Más allá de si nos identificamos con etiquetas religiosas o de definiciones entre creyentes o no, católicos, cristianos, agnósticos o ateos, algo que es claro es que el ser humano está llamado desde su origen al Amor, al compartir, al cuidar. Le preguntaron hace unos años a la antropóloga Margaret Mead cual era lo que ella consideraba la primera señal de civilización de una cultura. El alumno que preguntó esperaba que dijera algo de anzuelos, vasijas y ollas de barro, piedras afiladas, pero Mead contestó que la primera señal de civilización de una cultura era un fémur, roto y cicatrizado. Mead explicó que en el reino animal si te rompes una pierna mueres. No puedes correr para huir del peligro, ir al río para beber agua o cazar comida. Eres carne fresca para los depredadores. Ningún animal sobrevive a una pierna rota, con tiempo suficiente para que el hueso se cure. Un fémur roto que cicatrizó, es evidente que alguien tuvo tiempo y lo dedicó para quedarse con el que cayó, trató su herida, lo llevó a la seguridad, y cuidó de él hasta que se recuperó. «Ayudar a alguien durante la dificultad, es donde comienza la civilización, dijo Mead. Y yo añado es cuando se manifestó la divinidad en lo humano, el ser hijos e hijas de Dios.

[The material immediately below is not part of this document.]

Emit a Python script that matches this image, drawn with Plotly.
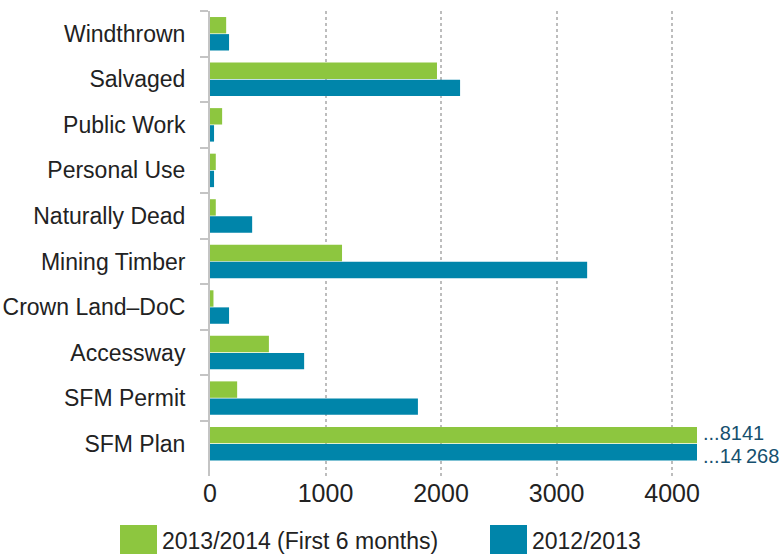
import plotly.graph_objects as go

categories = ["Windthrown", "Salvaged", "Public Work", "Personal Use", "Naturally Dead",
              "Mining Timber", "Crown Land–DoC", "Accessway", "SFM Permit", "SFM Plan"]
s2013_14 = [140, 1965, 105, 50, 50, 1143, 30, 510, 235, 8141]
s2012_13 = [165, 2165, 35, 35, 365, 3265, 165, 815, 1800, 14268]
series_names = ["2013/2014 (First 6 months)", "2012/2013"]
x_ticks = [0, 1000, 2000, 3000, 4000]

GREEN = "#8dc63f"
BLUE = "#0085aa"
FONT = "Liberation Sans"

fig = go.Figure()
fig.add_trace(go.Bar(y=categories, x=s2013_14, orientation="h", name=series_names[0],
                     marker=dict(color=GREEN, line=dict(width=0))))
fig.add_trace(go.Bar(y=categories, x=s2012_13, orientation="h", name=series_names[1],
                     marker=dict(color=BLUE, line=dict(width=0))))

# labels for truncated bars
fig.add_annotation(x=1, xref="paper", y=categories[-1], yref="y", yshift=11,
                   text="..." + f"{s2013_14[-1]}", showarrow=False, xanchor="left", xshift=4,
                   font=dict(family=FONT, size=20, color="#16506e"))
fig.add_annotation(x=1, xref="paper", y=categories[-1], yref="y", yshift=-12,
                   text="..." + f"{s2012_13[-1]:,}".replace(",", "\u2009"), showarrow=False,
                   xanchor="left", xshift=4,
                   font=dict(family=FONT, size=20, color="#16506e"))

# custom legend with large swatches
legend_items = [(series_names[0], GREEN, 120), (series_names[1], BLUE, 490)]
for name, col, px in legend_items:
    fig.add_shape(type="rect", xref="paper", yref="paper",
                  x0=(px - 210) / 487, x1=(px + 37 - 210) / 487,
                  y0=(554 - 78 - 560) / 465, y1=(554 - 78 - 525) / 465,
                  fillcolor=col, line=dict(width=0), layer="above")
    fig.add_annotation(x=(px + 40 - 210) / 487, xref="paper", y=(554 - 78 - 541) / 465, yref="paper",
                       text=name, showarrow=False, xanchor="left", yanchor="middle",
                       font=dict(family=FONT, size=23, color="#222"))

fig.update_layout(
    width=782, height=554,
    margin=dict(l=210, r=85, t=11, b=78),
    paper_bgcolor="white", plot_bgcolor="white",
    barmode="group", bargap=0.25, bargroupgap=0.04,
    showlegend=False,
    font=dict(family=FONT, size=23, color="#222"),
    xaxis=dict(range=[0, 4216], tickvals=x_ticks, ticktext=[str(v) for v in x_ticks],
               showgrid=True, gridcolor="#bdbdbd", gridwidth=2, griddash="dot",
               zeroline=False, showline=False, ticks="", automargin=False,
               tickfont=dict(family=FONT, size=25, color="#222")),
    yaxis=dict(categoryorder="array", categoryarray=categories, range=[9.71, -0.5],
               showline=True, linecolor="#c4c4c4", linewidth=2, automargin=False,
               ticks="outside", tickson="boundaries", ticklen=8, tickwidth=2, tickcolor="#c4c4c4",
               ticklabelstandoff=18, showgrid=False,
               tickfont=dict(family=FONT, size=23, color="#222")),
)

fig.write_html("out.html")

«Os he dicho esto para que participéis de mi alegría y vuestra alegría sea colmada. Éste es mi mandamiento: que os améis unos a otros como yo os amé. Nadie tiene amor más grande que el que da la vida por los amigos. Vosotros sois mis amigos si hacéis lo que yo os mando. Ya no os llamo siervos porque el siervo no sabe lo que hace el amo. A vosotros os he llamado amigos porque os comuniqué cuanto escuché a mi Padre. No me elegisteis vosotros; yo os elegí y os destiné a ir y dar fruto, un fruto que permanezca; así, lo que pidáis al Padre en mi nombre os lo concederé». (Jn 15,11-16).
Trabajar por la paz es sentir que te duele la vida del otro, que no eres indiferente a su situación. Que activas los dinamismos de la compasión. Que la vida te va acercando sin nosotros saber muy bien porque, a un grupo concreto de personas, de rostros, de situaciones, y que activas libremente todos los mecanismos del amor, es dejar que sus vidas nos afecten. Trabajar por la paz es ser capaz de compartir lo que somos, lo que tenemos, seguro que sentimos que es poco, que es insuficiente. Pero cuando se acercó el niño con sus cinco panes y sus tres peces y los puso en las manos de Jesús, se obró el milagro, la multiplicación el que hubiera para todos. Eso creo que lo podemos reconocer también en estos días inciertos. No todos los héroes llevan capa, se visten de héroes, de santos, de ángeles, personas concretas, que puede que lo sepan o no, pero están dando su vida, están viviendo lo que Dios sueña con ellas. Están siendo y están viviendo el ser hijos de Dios, y están a pesar del agotamiento, siendo bienaventurados.
Cómo podemos vivirlo. Destaca y sorprende por el contrario los que siguen sembrando la división, el odio, el conflicto, la ira y la rabia. Los que van a lo suyo, los que acaparan, contaminan, llenan las redes de bulos y mentiras. Los que estafan aprovechando el desconcierto, el miedo, la confusión. Pero la luz es más fuerte que las tinieblas, y las opciones personales que cada uno vamos haciendo van dejando sus frutos. En medio de noticias tristes y desoladoras. El mundo está lleno de tesoros y de barro, de trigo y de cizaña. Pero la fe nos anima e impulsa a confiar en el amor de Jesús, que nos ha enseñado con su vida que es posible creer.
«Os he dicho esto para que gracias a mí tengáis paz. En el mundo pasaréis aflicción; pero tened valor: yo he vencido al mundo» (Jn 16,33).